> MATERIAL
§
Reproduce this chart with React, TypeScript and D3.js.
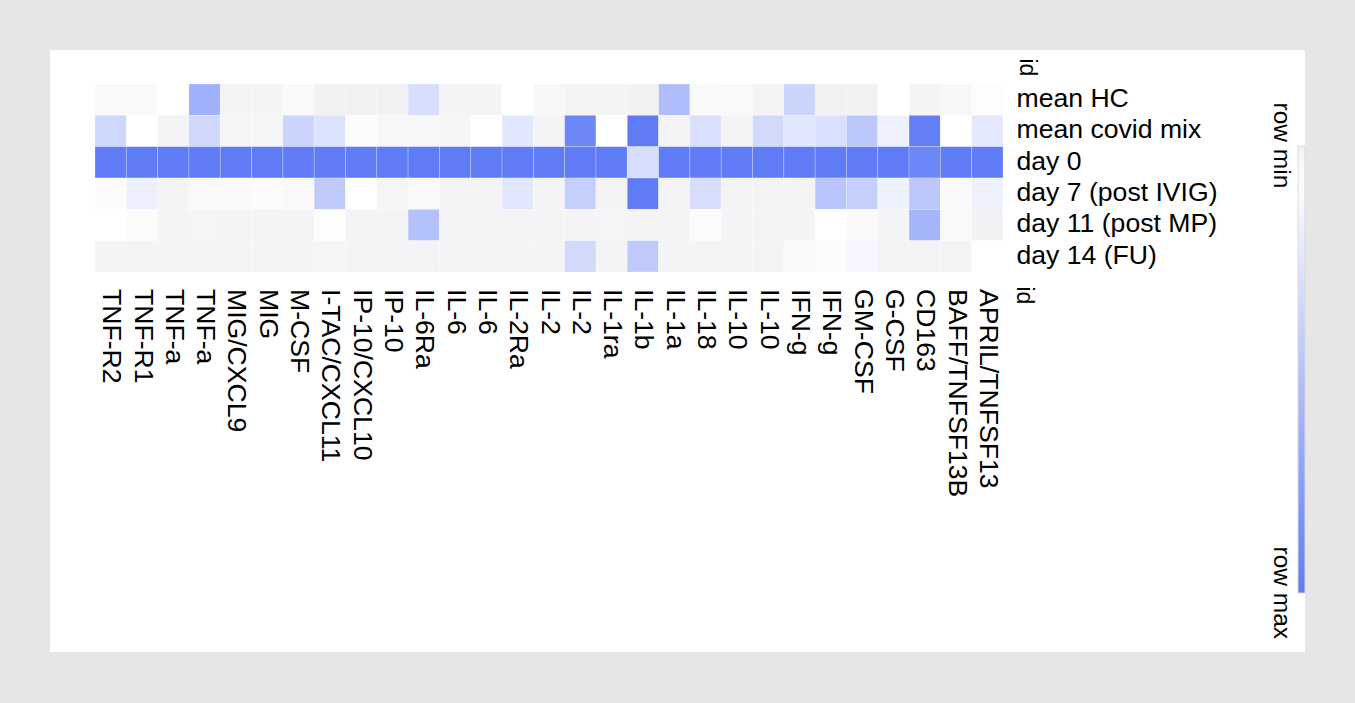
import React from 'react';
import * as d3 from 'd3';

// cytokines along the x axis (left to right)
const cytokines = [
  'TNF-R2', 'TNF-R1', 'TNF-a', 'TNF-a', 'MIG/CXCL9', 'MIG', 'M-CSF', 'I-TAC/CXCL11',
  'IP-10/CXCL10', 'IP-10', 'IL-6Ra', 'IL-6', 'IL-6', 'IL-2Ra', 'IL-2', 'IL-2', 'IL-1ra',
  'IL-1b', 'IL-1a', 'IL-18', 'IL-10', 'IL-10', 'IFN-g', 'IFN-g', 'GM-CSF', 'G-CSF',
  'CD163', 'BAFF/TNFSF13B', 'APRIL/TNFSF13',
];

const samples = ['mean HC', 'mean covid mix', 'day 0', 'day 7 (post IVIG)', 'day 11 (post MP)', 'day 14 (FU)'];

// scaled values per sample (0 = row min, 1 = row max)
const meanHC = [0.04, 0.04, 0.08, 0.63, 0.01, 0.01, 0.04, 0, 0, 0, 0.31, 0.01, 0.01, 0.08, 0.03, 0.01, 0.01, 0, 0.54, 0.05, 0.04, 0.01, 0.38, 0, 0, 0.08, 0.01, 0.03, 0.07];
const meanCovid = [0.36, 0.08, 0.01, 0.35, 0.02, 0.02, 0.38, 0.28, 0.06, 0.03, 0.03, 0.02, 0.08, 0.25, 0.01, 0.92, 0.08, 1, 0.01, 0.3, 0.01, 0.34, 0.25, 0.3, 0.47, 0.17, 0.98, 0.08, 0.24];
const day0 = [1, 1, 1, 1, 1, 1, 1, 1, 1, 1, 1, 1, 1, 1, 1, 1, 1, 0.31, 1, 1, 1, 1, 1, 1, 1, 1, 0.93, 1, 1];
const day7 = [0.06, 0.19, 0.01, 0.04, 0.05, 0.06, 0.04, 0.45, 0.08, 0.02, 0.04, 0.01, 0.01, 0.25, 0.01, 0.42, 0.01, 1, 0.01, 0.31, 0.01, 0.01, 0.01, 0.48, 0.42, 0.18, 0.47, 0.05, 0.17];
const day11 = [0.08, 0.06, 0.01, 0.02, 0.01, 0.01, 0.01, 0.07, 0.01, 0.01, 0.51, 0.01, 0.01, 0.01, 0.01, 0.01, 0.02, 0.01, 0.01, 0.06, 0.01, 0.01, 0.01, 0.08, 0.05, 0.01, 0.6, 0.04, 0];
const day14 = [0.01, 0.01, 0.01, 0.01, 0.01, 0.01, 0.01, 0.02, 0.01, 0.01, 0.01, 0.01, 0.01, 0.01, 0.01, 0.34, 0.01, 0.45, 0.01, 0.01, 0.01, 0.01, 0.04, 0.06, 0.14, 0.01, 0.01, 0.01, 0.08];

const rows = [meanHC, meanCovid, day0, day7, day11, day14];

const font = '"Liberation Sans", Arial, Helvetica, sans-serif';

const App: React.FC = () => {
  const x = d3
    .scaleBand<number>()
    .domain(d3.range(cytokines.length))
    .range([95, 1003]);
  const y = d3
    .scaleBand<number>()
    .domain(d3.range(samples.length))
    .range([84, 272]);
  const color = d3
    .scaleLinear<string>()
    .domain([0, 0.08, 1])
    .range(['#f2f2f5', '#ffffff', '#5f7cf6']);

  const legendTop = 146;
  const legendBottom = 593;
  const stops = d3.range(0, 1.0001, 0.05);

  return (
    <svg
      width={1355}
      height={703}
      style={{ position: 'absolute', left: 0, top: 0, background: '#e6e6e6' }}
      fontFamily={font}
    >
      <defs>
        <linearGradient id="legendGrad" x1="0" y1="0" x2="0" y2="1">
          {stops.map((s) => (
            <stop key={s} offset={s} stopColor={color(s)} />
          ))}
        </linearGradient>
      </defs>
      <rect x={50} y={50} width={1255} height={602} fill="#ffffff" />

      {rows.map((vals, r) =>
        vals.map((v, c) => (
          <rect
            key={`${r}-${c}`}
            x={x(c)}
            y={y(r)}
            width={x.bandwidth()}
            height={y.bandwidth()}
            fill={color(v)}
            stroke="rgba(255,255,255,0.3)"
            strokeWidth={0.8}
          />
        ))
      )}

      {/* row labels */}
      {samples.map((s, r) => (
        <text key={s} x={1016.5} y={(y(r) || 0) + y.bandwidth() / 2} dy="0.28em" fontSize={26.6}>
          {s}
        </text>
      ))}

      {/* column labels */}
      {cytokines.map((name, c) => {
        const cx = (x(c) || 0) + x.bandwidth() / 2;
        return (
          <text key={c} transform={`translate(${cx},289) rotate(90)`} dy="0.28em" fontSize={26.6}>
            {name}
          </text>
        );
      })}

      {/* axis titles */}
      <text transform="translate(1026.5,58.5) rotate(90)" dy="0.28em" fontSize={23}>
        id
      </text>
      <text transform="translate(1023.5,286.5) rotate(90)" dy="0.28em" fontSize={23}>
        id
      </text>

      {/* colour bar */}
      <rect
        x={1298}
        y={legendTop}
        width={7}
        height={legendBottom - legendTop}
        fill="url(#legendGrad)"
        stroke="#d9d9d9"
        strokeWidth={1}
      />
      <text transform="translate(1281,102.5) rotate(90)" dy="0.28em" fontSize={24.5}>
        row min
      </text>
      <text transform="translate(1281,546.5) rotate(90)" dy="0.28em" fontSize={24.5}>
        row max
      </text>
    </svg>
  );
};

export default App;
§
Repeat the lines exactly as they stand, from the opening line of the data through the line with "import * as d3 from 'd3';". Pictures stay out of the copy.

Reproduce this chart with React, TypeScript and D3.js.
import React from 'react';
import * as d3 from 'd3';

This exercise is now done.